Gib mir deinen Saft ich geb dir meinen... Die Ausarbeitung der perfiden Abhängigkeitssituation zwischen Elmer und Brian ist der Schlüsselpunkt aller weiteren bizarren Handlungen und wird dem Publikum durch die Unterstreichung der körperlichen sowie emotionalen Hörigkeit Brians dem manipulativen Untiers gegenüber beängstigend und belustigend zugleich vorgeführt. Während die unfreiwillig komischen Dialoge mit der hässlichen kleinen Kackwurst für den ein oder anderen Schmunzler sorgen können, bleibt dem Zuschauer spätestens bei den teilweise recht blutig gestalteten Aussaugszenen das Lachen im Halse stecken. Als Paradebeispiel für die streckenweise derben Momente sei der ominöse Blowjob genannt, als Elmer in den Mund einer blasenden Blondine eindringt und deren Gehirn genüsslich vertilgt. Der bemitleidenswerte Brian versucht indessen seine Mitmenschen, allen voran seine Freundin Barbara (Jennifer Lowry), verzweifelt vor der Gefräßigkeit Elmers zu beschützen. Seine eigene Sucht macht ihm aber einen deutlichen Strich durch die Rechnung, ein im wahrsten Sinne des Wortes verhängnisvoller  Kreislauf.

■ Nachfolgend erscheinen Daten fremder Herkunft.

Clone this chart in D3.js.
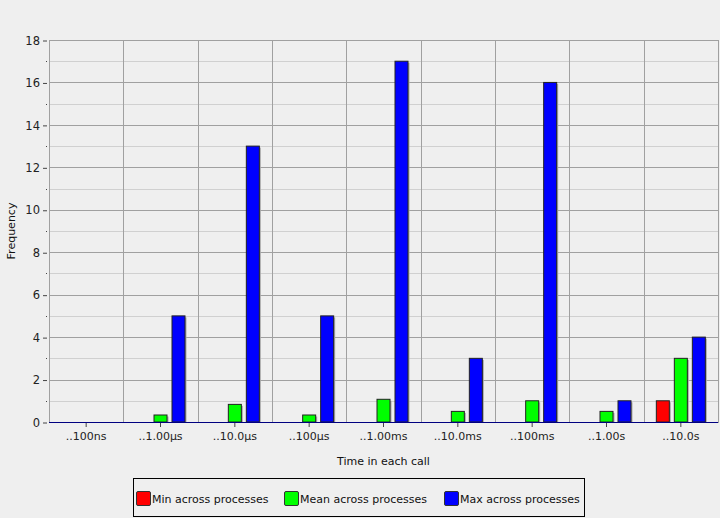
<!DOCTYPE html>
<html>
<head>
<meta charset="utf-8">
<title>Time in each call</title>
<script src="https://d3js.org/d3.v7.min.js"></script>
<style>
  body { margin: 0; background: #efefef; }
  svg { font-family: "DejaVu Sans", sans-serif; }
</style>
</head>
<body>
<script>
// chart data
var categories = ["..100ns", "..1.00\u00b5s", "..10.0\u00b5s", "..100\u00b5s", "..1.00ms", "..10.0ms", "..100ms", "..1.00s", "..10.0s"];
var minValues  = [0, 0, 0, 0, 0, 0, 0, 0, 1];
var meanValues = [0, 0.33, 0.83, 0.33, 1.07, 0.5, 1.0, 0.5, 3];
var maxValues  = [0, 5, 13, 5, 17, 3, 16, 1, 4];
var seriesNames = ["Min across processes", "Mean across processes", "Max across processes"];
var seriesColors = ["#ff0000", "#00ff00", "#0000ff"];
var yTicks = [0, 2, 4, 6, 8, 10, 12, 14, 16, 18];

var width = 720, height = 518;
var plotL = 49, plotR = 718, plotT = 40, plotB = 422;

var svg = d3.select("body").append("svg")
    .attr("width", width).attr("height", height);

svg.append("rect").attr("width", width).attr("height", height).attr("fill", "#efefef");

var x = d3.scaleBand().domain(categories).range([plotL, plotR]).padding(0);
var y = d3.scaleLinear().domain([0, 18]).range([plotB, plotT]);

// minor horizontal grid (odd values)
var minor = d3.range(1, 18, 2);
svg.selectAll(".gminor").data(minor).enter().append("line")
    .attr("x1", plotL).attr("x2", plotR)
    .attr("y1", function(d) { return Math.round(y(d)) + 0.5; })
    .attr("y2", function(d) { return Math.round(y(d)) + 0.5; })
    .attr("stroke", "#d0d0d0");

// major horizontal grid
svg.selectAll(".gmajor").data(yTicks).enter().append("line")
    .attr("x1", plotL).attr("x2", plotR)
    .attr("y1", function(d) { return Math.round(y(d)) + 0.5; })
    .attr("y2", function(d) { return Math.round(y(d)) + 0.5; })
    .attr("stroke", "#a0a0a0");

// vertical grid at category boundaries
svg.selectAll(".gvert").data(categories.slice(1)).enter().append("line")
    .attr("x1", function(d) { return Math.round(x(d)) + 0.5; })
    .attr("x2", function(d) { return Math.round(x(d)) + 0.5; })
    .attr("y1", plotT).attr("y2", plotB)
    .attr("stroke", "#a0a0a0");

// plot frame
svg.append("rect")
    .attr("x", plotL + 0.5).attr("y", plotT + 0.5)
    .attr("width", plotR - plotL).attr("height", plotB - plotT)
    .attr("fill", "none").attr("stroke", "#a0a0a0");

// bars
var series = [minValues, meanValues, maxValues];
var offsets = [-18, 0, 18];
var barW = 13;
series.forEach(function(vals, s) {
  var g = svg.append("g");
  var data = vals.map(function(v, i) { return {c: categories[i], v: v}; })
                 .filter(function(d) { return d.v > 0; });
  // shadow
  g.selectAll(".shadow").data(data).enter().append("rect")
    .attr("x", function(d) { return x(d.c) + x.bandwidth() / 2 + offsets[s] - barW / 2 + 1.5; })
    .attr("y", function(d) { return y(d.v) + 1.5; })
    .attr("width", barW)
    .attr("height", function(d) { return plotB - y(d.v) - 1.5; })
    .attr("fill", "#a8a8a8");
  g.selectAll(".bar").data(data).enter().append("rect")
    .attr("x", function(d) { return x(d.c) + x.bandwidth() / 2 + offsets[s] - barW / 2; })
    .attr("y", function(d) { return y(d.v); })
    .attr("width", barW)
    .attr("height", function(d) { return plotB - y(d.v); })
    .attr("fill", seriesColors[s])
    .attr("stroke", "#222")
    .attr("stroke-width", 1);
});

// baseline
svg.append("line")
    .attr("x1", plotL).attr("x2", plotR)
    .attr("y1", plotB + 0.5).attr("y2", plotB + 0.5)
    .attr("stroke", "#000080").attr("stroke-width", 1.2);

// y axis
var yAxis = svg.append("g").attr("transform", "translate(" + (plotL - 2) + ",0.5)")
    .call(d3.axisLeft(y).tickValues(yTicks).tickSize(4).tickPadding(3));
yAxis.select(".domain").remove();
yAxis.selectAll("text").attr("font-size", 11.5).attr("fill", "#222").attr("font-family", "DejaVu Sans");
yAxis.selectAll("line").attr("stroke", "#444");

svg.selectAll(".ymin").data(minor).enter().append("line")
    .attr("x1", plotL - 3).attr("x2", plotL - 2)
    .attr("y1", function(d) { return Math.round(y(d)) + 0.5; })
    .attr("y2", function(d) { return Math.round(y(d)) + 0.5; })
    .attr("stroke", "#444");

// x axis
var xAxis = svg.append("g").attr("transform", "translate(0," + (plotB + 1) + ")")
    .call(d3.axisBottom(x).tickSize(4).tickPadding(5));
xAxis.select(".domain").remove();
xAxis.selectAll("text").attr("font-size", 11).attr("fill", "#222").attr("font-family", "DejaVu Sans");
xAxis.selectAll("line").attr("stroke", "#444");

// axis titles
svg.append("text")
    .attr("x", (plotL + plotR) / 2).attr("y", 465)
    .attr("text-anchor", "middle").attr("font-size", 11).attr("fill", "#111")
    .text("Time in each call");

svg.append("text")
    .attr("transform", "translate(15," + ((plotT + plotB) / 2) + ") rotate(-90)")
    .attr("text-anchor", "middle").attr("font-size", 11).attr("fill", "#111")
    .text("Frequency");

// legend
var legend = svg.append("g");
legend.append("rect")
    .attr("x", 133.5).attr("y", 478.5).attr("width", 451).attr("height", 38)
    .attr("fill", "#efefef").attr("stroke", "#000");
var legendX = [136, 284, 444];
seriesNames.forEach(function(name, s) {
  legend.append("rect")
    .attr("x", legendX[s] + 0.5).attr("y", 491.5).attr("width", 14).attr("height", 14)
    .attr("rx", 1.5)
    .attr("fill", seriesColors[s]).attr("stroke", "#333");
  legend.append("text")
    .attr("x", legendX[s] + 16).attr("y", 502.5)
    .attr("font-size", 11).attr("fill", "#111")
    .text(name);
});
</script>
</body>
</html>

Die Effekte können sich meiner Meinung wirklich sehen lassen, hier hat Henenlotter auch unter Berücksichtigung der wahrscheinlich begrenzten finanziellen Möglichkeiten mit seiner FX Abteilung ganze Arbeit geleistet. Elmer sieht als eine Art Miniaturkreuzung zwischen im Land der Raketenwürmer und Alien richtig schön trashig aus und ist auch dementsprechend tricktechnisch animiert. Brians traumartige Illusionswelt wird mit phantasievollem Farbenspiel und beeindruckend alternativer Visualisierung optisch zur Thematik passend dargestellt. Wenn Elmer dann blutig in die Köpfe seiner schreienden Opfer eindringt und der beklemmende Synthi-Score die Intensität musikalisch unterstreicht, ist für gnadenlose Spannung und eine schaurig morbide Atmosphäre gesorgt. Wobei ein kleines bisschen mehr Abwechslung und Variation in den Tötungssequenzen bestimmt nicht schlecht gewesen wäre, was neben dem etwas eindimensional geratenen Finale für mich die einzigen verwertbaren Kritikpunkte an einem ansonsten äußerst unterhaltsamen Streifen sind.

Schauspielerisch gibt es auch keinen Grund zum Meckern. Rick Hearst stellt den in die emotionale Zwickmühle geratenen Brian ausdrucksstark und nachvollziehbar dar und simuliert seine umfangreichen Entzugserscheinungen dem Zuschauer vollkommen glaubhaft. Jennifer Lowry konnte mich mit ihrer Darbietung als sorgende Freundin in ihren Bann ziehen. Bei ihrer Performance ist das Mitgefühl, welches sie für Brian empfindet, aber auch ihre Angst, förmlich greifbar. Als eher durchschnittlich habe ich die Leistung von Gordon McDonald in Erinnerung, welcher der Rolle von Brians intriganten Bruders zwar keine nennenswerten Impulse verleihen kann, im Großen und Ganzen aber auch nicht negativ aus der Reihe tanzt. Ein kleines Insider Schmankerl hat sich Henenlotter mit dem Cameoauftritt von Kevin Van Hentenryck als Duane Bradley einfallen lassen, der mit seinem Korb in der U-Bahn auftaucht und freundliche Grüße aus Basket Case an den Zuschauer versendet. 

Als "Keine Macht den Drogen" Werbefilm bzw. als abschreckendes Beispiel für Rauschmittelmissbrauch kann Elmer meines Erachtens nach nicht unbedingt herhalten, ein dezent versteckt erhobener Zeigefinger von Henenlotter lässt sich aber auch zweifelsfrei erkennen. Elmer ist ein herrlich dreckiges, brutales, düsteres aber auch komisches und abgefahrenes Stück Zelluloid. Dem Sympathisanten von trashiger Horrorkost wird ein spannendes und unterhaltsames Filmerlebnis geboten und mit etwas mehr Abwechslung in den Kills sowie einem etwas ausgiebigeren Showdown wäre für meinen persönlichen Lieblings Henenlotter durchaus auch die wertungstechnische Höchstpunktzahl möglich gewesen. MovieStar Rating: 8 von 10 Punkte.